Was this day in reverse difficulty order? Define a generating function $$f(x_1,\dots,x_{17}) = \sum_{1\le i<j\le 17}\left(x_i+x_{i+1}+\dots+x_j\right).$$ Then the number of ways $N$ to assign leaders is precisely the sum of the coefficients of all terms in which the degree of every $x_i$ is a multiple of $4$. To extract this, we apply a roots of unity filter mod $17$: $$N\equiv\frac{1}{4^{17}}\sum_{(x_1,\dots,x_{17})\in \{4,-1,-4,-1\}^{17}} f(x_1,\dots,x_{17})\pmod{17}$$ (this works because $4$ is a primitive $4^{\text{th}}$ root of unity mod $17$). In fact, we claim that each individual term in this sum is divisible by $17$. Indeed, by PHP $2$ of the prefix sums $0, x_1, x_1+x_2, \dots, x_1+x_2+\dots+x_{17}$ are equivalent mod $17$. Clearly they are nonconsecutive since the $x_i$ are nonzero, so their difference, which is a factor in $f(x_1,\dots,x_{17})$, is a multiple of $17$, as desired.

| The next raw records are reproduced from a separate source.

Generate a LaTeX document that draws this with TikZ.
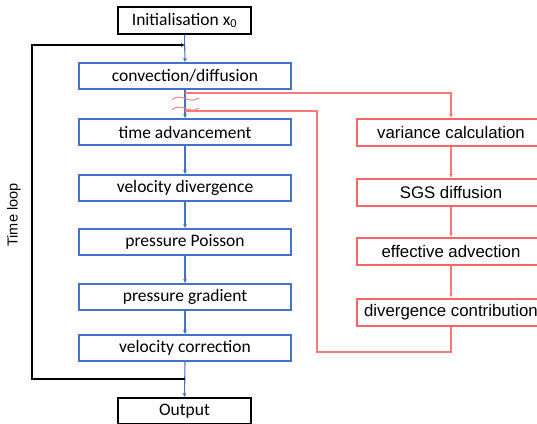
\documentclass[tikz,border=0pt]{standalone}
\usepackage{fontspec}
\setmainfont{Carlito}
\newfontfamily\arialf{Liberation Sans}
\usetikzlibrary{arrows.meta}
\definecolor{bbox}{RGB}{68,114,196}
\definecolor{rbox}{RGB}{250,100,100}
\definecolor{rline}{RGB}{250,120,120}
\tikzset{
  bluebox/.style={draw=bbox, line width=1.3pt, minimum width=212pt, minimum height=26pt, inner sep=0pt, font=\fontsize{17.5}{20}\selectfont},
  blackbox/.style={draw=black, line width=1.3pt, minimum width=133pt, minimum height=27pt, inner sep=0pt, font=\fontsize{17.5}{20}\selectfont},
  redbox/.style={draw=rbox, line width=2pt, minimum width=188pt, minimum height=27pt, inner sep=0pt, font=\arialf\fontsize{16.8}{19}\selectfont},
  barrow/.style={draw=bbox, line width=1.1pt, -{Latex[length=4pt,width=4pt]}},
  rarrow/.style={draw=rline, line width=1.2pt, -{Latex[length=4pt,width=4pt]}},
  rpath/.style={draw=rline, line width=1.2pt},
  karrow/.style={draw=black, line width=1.2pt, -{Latex[length=4pt,width=4pt]}},
  squig/.style={draw=rline, line width=0.9pt},
}
\begin{document}
\begin{tikzpicture}[x=1pt,y=-1pt]
\clip (0,0) rectangle (537,423);
\useasboundingbox (0,0) rectangle (537,423);
\node[blackbox] (init) at (184.5,20.5) {Initialisation x\textsubscript{0}};
\node[bluebox] (conv) at (185,76) {convection/diffusion};
\node[bluebox] (time) at (185,132) {time advancement};
\node[bluebox] (vdiv) at (185,188) {velocity divergence};
\node[bluebox] (pp) at (185,242) {pressure Poisson};
\node[bluebox] (pg) at (185,297) {pressure gradient};
\node[bluebox] (vc) at (185,348) {velocity correction};
\node[blackbox, minimum height=26pt] (out) at (184.5,411) {Output};

\node[redbox] (var) at (451,132.5) {variance calculation};
\node[redbox] (sgs) at (451,192.5) {SGS diffusion};
\node[redbox] (eff) at (451,251.5) {effective advection};
\node[redbox] (divc) at (451,312) {divergence contribution};

\node[rotate=90, font=\arialf\fontsize{14.5}{16}\selectfont] (tl) at (14,215) {Time loop};

% blue flow
\draw[barrow] (init.south) -- (conv.north);
\draw[barrow] (conv.south) -- (time.north);
\draw[barrow] (time.south) -- (vdiv.north);
\draw[barrow] (vdiv.south) -- (pp.north);
\draw[barrow] (pp.south) -- (pg.north);
\draw[barrow] (pg.south) -- (vc.north);
\draw[barrow] (vc.south) -- (out.north);

% red branches
\coordinate (r1) at (185,93);
\coordinate (r2) at (185,111);
\coordinate (r2a) at (317,111);
\coordinate (r2b) at (317,352);
\draw[rarrow] (r1) -| (var.north);
\draw[rarrow] (var.south) -- (sgs.north);
\draw[rarrow] (sgs.south) -- (eff.north);
\draw[rarrow] (eff.south) -- (divc.north);
\draw[rpath] (r2) -- (r2a) -- (r2b) -| (divc.south);

% squiggles
\coordinate (s1a) at (172,99.5);
\coordinate (s1b) at (199,98);
\coordinate (s2a) at (172,109.5);
\coordinate (s2b) at (199,108);
\draw[squig] (s1a) .. controls (182,92) and (189,105) .. (s1b);
\draw[squig] (s2a) .. controls (182,102) and (189,115) .. (s2b);

% time loop
\coordinate (lp) at (185,379);
\coordinate (lpa) at (32,379);
\coordinate (lpb) at (32,45);
\coordinate (lpc) at (185,45);
\draw[karrow] (lp) -- (lpa) -- (lpb) -- (lpc);
\end{tikzpicture}
\end{document}
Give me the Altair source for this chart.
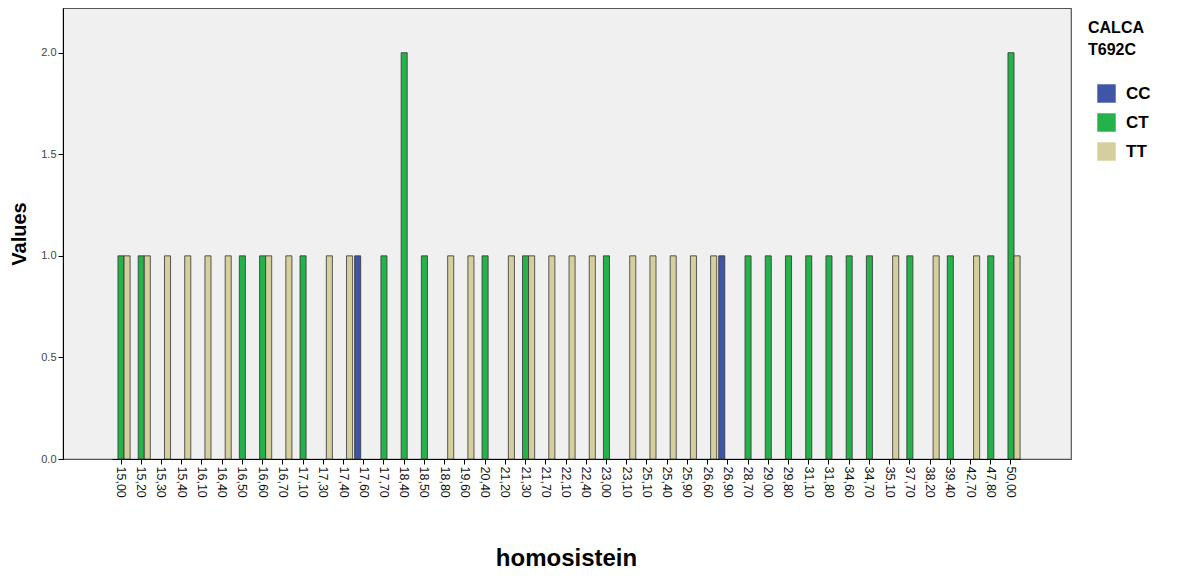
import altair as alt
import pandas as pd

categories = ["15,00", "15,20", "15,30", "15,40", "16,10", "16,40", "16,50", "16,60", "16,70",
              "17,10", "17,30", "17,40", "17,60", "17,70", "18,40", "18,50", "18,80", "19,60",
              "20,40", "21,20", "21,30", "21,70", "22,10", "22,40", "23,00", "23,10", "25,10",
              "25,40", "25,90", "26,60", "26,90", "28,70", "29,00", "29,80", "31,10", "31,80",
              "34,60", "34,70", "35,10", "37,70", "38,20", "39,40", "42,70", "47,80", "50,00"]
cc_vals = [0, 0, 0, 0, 0, 0, 0, 0, 0, 0, 0, 0, 1, 0, 0, 0, 0, 0, 0, 0, 0, 0, 0, 0, 0, 0, 0,
           0, 0, 0, 1, 0, 0, 0, 0, 0, 0, 0, 0, 0, 0, 0, 0, 0, 0]
ct_vals = [1, 1, 0, 0, 0, 0, 1, 1, 0, 1, 0, 0, 0, 1, 2, 1, 0, 0, 1, 0, 1, 0, 0, 0, 1, 0, 0,
           0, 0, 0, 0, 1, 1, 1, 1, 1, 1, 1, 0, 1, 0, 1, 0, 1, 2]
tt_vals = [1, 1, 1, 1, 1, 1, 0, 1, 1, 0, 1, 1, 0, 0, 0, 0, 1, 1, 0, 1, 1, 1, 1, 1, 0, 1, 1,
           1, 1, 1, 0, 0, 0, 0, 0, 0, 0, 0, 1, 0, 1, 0, 1, 0, 1]
groups = ["CC", "CT", "TT"]
colors = ["#3f56a8", "#25b24a", "#d4cf9c"]

rows = []
for g, vals in zip(groups, [cc_vals, ct_vals, tt_vals]):
    for c, v in zip(categories, vals):
        if v > 0:
            rows.append({"homosistein": c, "genotype": g, "value": v})
df = pd.DataFrame(rows)

chart = alt.Chart(df).mark_bar(stroke="#333333", strokeWidth=0.8).encode(
    x=alt.X("homosistein:N", sort=categories,
            scale=alt.Scale(domain=categories, paddingInner=0.1, paddingOuter=0,
                            range=[48.9, 957.1]),
            axis=alt.Axis(title="homosistein", labelAngle=90, labelAlign="left",
                          labelBaseline="middle", labelFontSize=12.5, labelColor="#111111",
                          labelFont="Liberation Sans", titleFont="Liberation Sans",
                          titleFontSize=24, titleFontWeight="bold", titleColor="#000000",
                          titlePadding=49, tickColor="#000000", tickSize=5,
                          domainColor="#000000", labelPadding=2)),
    xOffset=alt.XOffset("genotype:N", scale=alt.Scale(domain=groups, paddingInner=0, paddingOuter=0)),
    y=alt.Y("value:Q", scale=alt.Scale(domain=[0, 2.22], nice=False),
            axis=alt.Axis(title="Values", values=[0, 0.5, 1, 1.5, 2], format=".1f",
                          grid=False, labelFontSize=11, labelColor="#444444",
                          labelFont="Liberation Sans", titleFont="Liberation Sans",
                          titleFontSize=20, titleFontWeight="bold", titleColor="#000000",
                          titlePadding=11, tickColor="#000000", tickSize=5,
                          domainColor="#000000")),
    color=alt.Color("genotype:N", scale=alt.Scale(domain=groups, range=colors),
                    legend=alt.Legend(title=["CALCA", "T692C"], orient="none",
                                      legendX=1025, legendY=12,
                                      titleFont="Liberation Sans", titleFontSize=16,
                                      titleFontWeight="bold", titleColor="#000000",
                                      titlePadding=26, titleLineHeight=22,
                                      labelFont="Liberation Sans", labelFontSize=17,
                                      labelFontWeight="bold", labelColor="#000000",
                                      symbolType="square", symbolSize=340,
                                      symbolOffset=9, symbolStrokeWidth=0,
                                      rowPadding=10, labelOffset=10)),
).properties(
    width=1008, height=451,
    padding={"left": 55, "top": 0, "right": 98, "bottom": 115},
    autosize=alt.AutoSizeParams(type="none"),
    background="white",
).configure_view(
    fill="#f0f0f0", stroke="#555555", strokeWidth=1.2
)

chart.save("out.html", embed_options={"renderer": "svg", "actions": False})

By roots of unity filter, the number of possible assignments is $$\frac{\sum_{a_1,\dots a_{17}\in \{1,-1,i,-i\}}(a_1+a_2)(a_1+a_2+a_3)\dots(a_{16}+a_{17})}{4^{17}}.$$Taking this mod $17$, we want $$\sum_{a_1,\dots a_{17}\in \{1,-1,4,-4\}}(a_1+a_2)(a_1+a_2+a_3)\dots(a_{16}+a_{17})\equiv 0\pmod{17}$$since $1,-1,4,-4$ are the fourth roots of unity mod $17$. Let $s_i=a_1+a_2+\dots+a_i$ denote the $i$th prefix sum of the $a_i$ (we let $s_0=0$). This then becomes $$\sum_{a_1,\dots a_{17}\in \{1,-1,4,-4\}}(s_2-s_0)(s_3-s_0)\dots(s_{17}-s_0)(s_3-s_1)\dots\dots(s_{17}-s_{15})\pmod{17}$$(essentially the product of differences of all pairs of non-consecutive $s_i$). Clearly, some two of $s_0$ through $s_{17}$ are the same (mod $17$). Furthermore, no two consecutive $s_i$ are the same, as we are adding $1$, $-1$, $4$, or $-4$ at each step. Thus, there exist two nonconsecutive $s_i$ that are equal, so the entire summand is $0\pmod{17}$. Furthermore, this is true regardless of our choices of $a_1\dots a_{17}$ (!!!) so we are done.